Michelle Law is a Chinese-Australian writer whose work has appeared in Women of Letters, Growing up Asian in Australia, Destroying the Joint and many Australian literary journals. She is an AWGIE award-winning screenwriter whose films have screened internationally and on the ABC. In 2014 she co-authored the comedy book Sh*t Asian Mothers Say. Michelle is currently working on her first stage play with La Boite Theatre. www.michelle-law.com

Nasim investigates the potential for cross-cultural fusion in the performing arts and possible ways for interactive theatre in her works. With the strong connection to her Iranian heritage, she is experimenting with modern techniques to achieve a dialogue between Iranian traditional theatrical elements and the contemporary world theatre. In this dialogue, the modern rereading, reconstruction and dramatisation of persian classical works of literature have had a significant place.

Since graduating from USQ, Nelle has worked with some of Queensland’s leading theatre companies including the Queensland Theatre Company, LaBoite and Strut n Fret. In 2006 she co-founded shake & stir theatre co. Today they are the most popular in-school’s touring company in Queensland, performing to more than 130,000 students across the State as well as a critically acclaimed Mainstage season which tours to theatres across the country. As a writer, Nelle has penned numerous school productions, co-adapted Dracula and George Orwell’s 1984 and wrote the Helpmann nominated Statespeare and the Matilda winning Tequila Mockingbird.

Ngoc is an actor, teacher and first time playwright.  Since graduating from WAAPA she has worked extensively on stage, with companies such QTC, Canute Productions and Elbow Room.  TV and Film companies include Fremantle Media, Channel 10, Black Balloon Productions, New Holland and Toothless Pictures.  She’ll be making her debut performance in La Boite Theatre Company’s 2016 production of A Streetcar named Desire playing the role of Stella and has also been made one of their artist in residence.


Sammie is a Brisbane based dance artist and educator ranging in styles from contemporary to hip hop. Sammie’s recent performance credits include the short solo ‘Little Girl’ for Makeshift Dance Collective at Anywhere Theatre Festival, Motherboards’ production of Deluge and the Stance by Liesel Zink.
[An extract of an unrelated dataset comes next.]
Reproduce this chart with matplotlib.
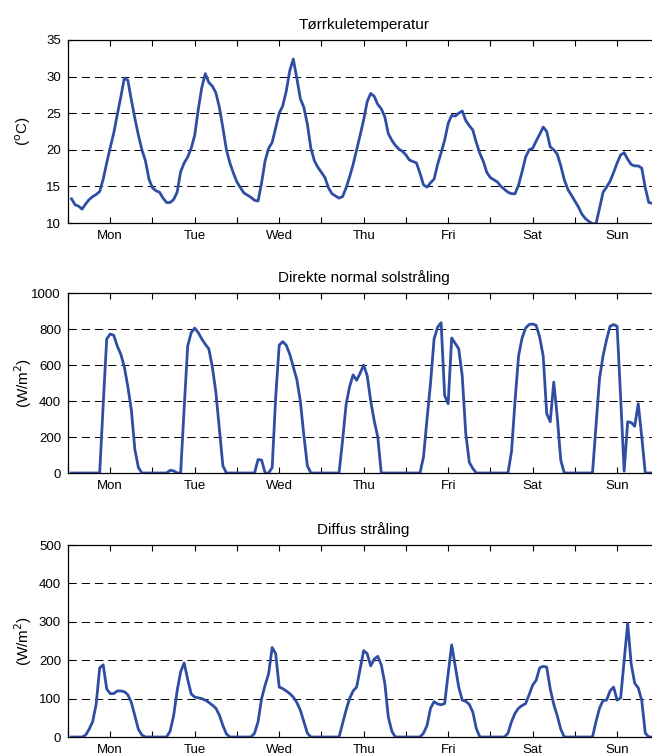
import numpy as np
import matplotlib
matplotlib.use('Agg')
import matplotlib.pyplot as plt

plt.rcParams['font.family'] = ['Liberation Sans', 'DejaVu Sans']
plt.rcParams['lines.scale_dashes'] = False

# timer (1..166) – en uke med timesverdier
timer = np.arange(1, 167)

dager = ['Mon', 'Tue', 'Wed', 'Thu', 'Fri', 'Sat', 'Sun']

temperatur = [
    13.3, 12.5, 12.3, 11.9, 12.6, 13.2, 13.6, 13.9, 14.3, 16.0, 18.2, 20.3,
    22.3, 24.8, 27.2, 29.8, 29.5, 26.8, 24.3, 22.0, 20.0, 18.5, 16.0, 14.8,
    14.4, 14.2, 13.4, 12.8, 12.8, 13.2, 14.2, 17.0, 18.2, 19.0, 20.2, 22.0,
    25.5, 28.5, 30.4, 29.2, 28.7, 27.8, 25.8, 23.0, 20.0, 18.2, 16.8, 15.6,
    14.8, 14.1, 13.8, 13.5, 13.1, 13.0, 15.5, 18.5, 20.2, 21.0, 23.0, 25.0,
    26.0, 28.0, 30.8, 32.4, 29.8, 27.0, 25.8, 23.5, 20.2, 18.5, 17.6, 16.9,
    16.2, 14.8, 14.0, 13.7, 13.4, 13.6, 14.8, 16.3, 18.0, 20.0, 22.0, 24.1,
    26.6, 27.7, 27.3, 26.2, 25.6, 24.5, 22.2, 21.3, 20.6, 20.1, 19.8, 19.3,
    18.6, 18.4, 18.2, 16.8, 15.2, 14.9, 15.5, 16.0, 18.0, 19.6, 21.3, 23.6,
    24.7, 24.6, 25.0, 25.3, 24.0, 23.3, 22.7, 21.0, 19.5, 18.4, 16.9, 16.2,
    15.9, 15.6, 15.0, 14.6, 14.2, 14.0, 14.0, 15.2, 17.0, 19.0, 20.0, 20.2,
    21.2, 22.1, 23.1, 22.5, 20.4, 20.0, 19.4, 17.8, 15.9, 14.6, 13.8, 13.0,
    12.2, 11.2, 10.6, 10.2, 9.9, 9.9, 12.0, 14.2, 14.9, 15.7, 16.9, 18.2,
    19.3, 19.6, 18.7, 18.0, 17.8, 17.8, 17.5, 14.8, 12.8, 12.7,
]

direkte = [
    0, 0, 0, 0, 0, 0, 0, 0, 0, 380, 745, 772,
    765, 705, 660, 590, 480, 350, 130, 30, 0, 0, 0, 0,
    0, 0, 0, 0, 15, 12, 0, 0, 360, 705, 780, 805,
    780, 745, 715, 690, 590, 450, 245, 40, 0, 0, 0, 0,
    0, 0, 0, 0, 0, 75, 72, 0, 0, 30, 420, 710,
    730, 710, 660, 590, 520, 400, 210, 40, 0, 0, 0, 0,
    0, 0, 0, 0, 0, 180, 380, 480, 545, 515, 555, 600,
    540, 400, 290, 200, 0, 0, 0, 0, 0, 0, 0, 0,
    0, 0, 0, 0, 90, 300, 500, 745, 810, 835, 430, 385,
    750, 720, 690, 540, 220, 60, 25, 0, 0, 0, 0, 0,
    0, 0, 0, 0, 0, 120, 400, 650, 750, 805, 825, 828,
    820, 755, 650, 330, 285, 505, 310, 70, 0, 0, 0, 0,
    0, 0, 0, 0, 0, 260, 525, 650, 740, 815, 825, 815,
    420, 10, 285, 280, 260, 385, 200, 0, 0, 0,
]

diffus = [
    0, 0, 0, 0, 5, 20, 40, 85, 180, 188, 125, 113,
    113, 120, 120, 118, 110, 90, 55, 20, 5, 0, 0, 0,
    0, 0, 0, 0, 15, 55, 120, 170, 193, 150, 112, 104,
    102, 100, 96, 90, 83, 75, 57, 30, 8, 0, 0, 0,
    0, 0, 0, 0, 10, 40, 100, 135, 165, 233, 217, 130,
    126, 120, 113, 104, 90, 70, 40, 10, 0, 0, 0, 0,
    0, 0, 0, 0, 0, 35, 70, 100, 120, 130, 178, 225,
    217, 185, 203, 210, 188, 140, 52, 15, 0, 0, 0, 0,
    0, 0, 0, 0, 10, 30, 75, 92, 86, 84, 87, 165,
    240, 185, 130, 96, 93, 85, 65, 22, 0, 0, 0, 0,
    0, 0, 0, 0, 10, 40, 62, 75, 82, 87, 110, 135,
    148, 180, 184, 182, 125, 85, 55, 20, 0, 0, 0, 0,
    0, 0, 0, 0, 0, 40, 75, 95, 96, 120, 130, 96,
    102, 200, 296, 190, 140, 128, 95, 10, 0, 0,
]

paneler = [
    ('Tørrkuletemperatur', temperatur, (10, 35), np.arange(10, 36, 5), r'($^{\mathrm{o}}$C)'),
    ('Direkte normal solstråling', direkte, (0, 1000), np.arange(0, 1001, 200), r'(W/m$^2$)'),
    ('Diffus stråling', diffus, (0, 500), np.arange(0, 501, 100), r'(W/m$^2$)'),
]

# plassering i piksler (topp, bunn) for hver akse
W, H = 652, 754
venstre = 68
bredde = 168 * 3.52
rader = [(40, 223), (293, 473), (545, 737)]

fig = plt.figure(figsize=(W / 100, H / 100), dpi=100)
farge = '#2f4da3'

for (tittel, verdier, ylim, yticks, ylab), (topp, bunn) in zip(paneler, rader):
    ax = fig.add_axes([venstre / W, (H - bunn) / H, bredde / W, (bunn - topp) / H])
    ax.plot(timer, verdier, color=farge, lw=2.0, solid_joinstyle='round')
    ax.set_xlim(0, 168)
    ax.set_ylim(*ylim)
    ax.set_yticks(yticks)
    ax.set_xticks(np.arange(12, 168, 24))
    ax.set_xticklabels(dager)
    ax.set_xticks(np.arange(0, 169, 24), minor=True)
    ax.tick_params(which='both', direction='in', top=True, right=True,
                   length=4, width=0.8, labelsize=9.5, pad=5)
    ax.grid(axis='y', color='k', linestyle=(0, (6, 3.5)), lw=0.7)
    for s in ax.spines.values():
        s.set_linewidth(0.9)
    ax.set_title(tittel, fontsize=11, pad=8)
    ax.set_ylabel(ylab, fontsize=11, va='center')
    ax.yaxis.set_label_coords(-0.075, 0.5)

fig.savefig('out.png', dpi=100)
Sammie was a guest artist and movement director with Hot Brown Honey Burlesque for Brisbane Festival 2015 and is currently working as a teacher in Loganlea whilst also creating a new work, supported through a residency at Metro Arts.

Sancintya is an artist and researcher who examines the complexities of racial, migratory and mixed-race experience within Australia. Her practice is informed by her heritage as a biracial First-Generation Australian of Indian-Anglo descent. To create dialogue on societies concealed prejudices her practice intertwines painting, photography, video and performance. The two main aspects of her practice are her use traditional mediums mixed with digital platforms and her radical alter-ego CHICHI MA$ALA. Simpson has a Bachelor of Photography with Honours from Queensland College of Art, Griffith University (2014).

Shari is an Australian-Indonesian writer and artist. Her short plays have received professional public readings; Lola’s Gift (Playlab and La Boite Theatre Company), and The Knot (Queensland Theatre Company and Brisbane Writers Festival). Her latest play Squint Witch is currently under development through Playlab and Playwriting Australia.  Shari is presently the Producer of New Work and Development at Queensland Theatre Company.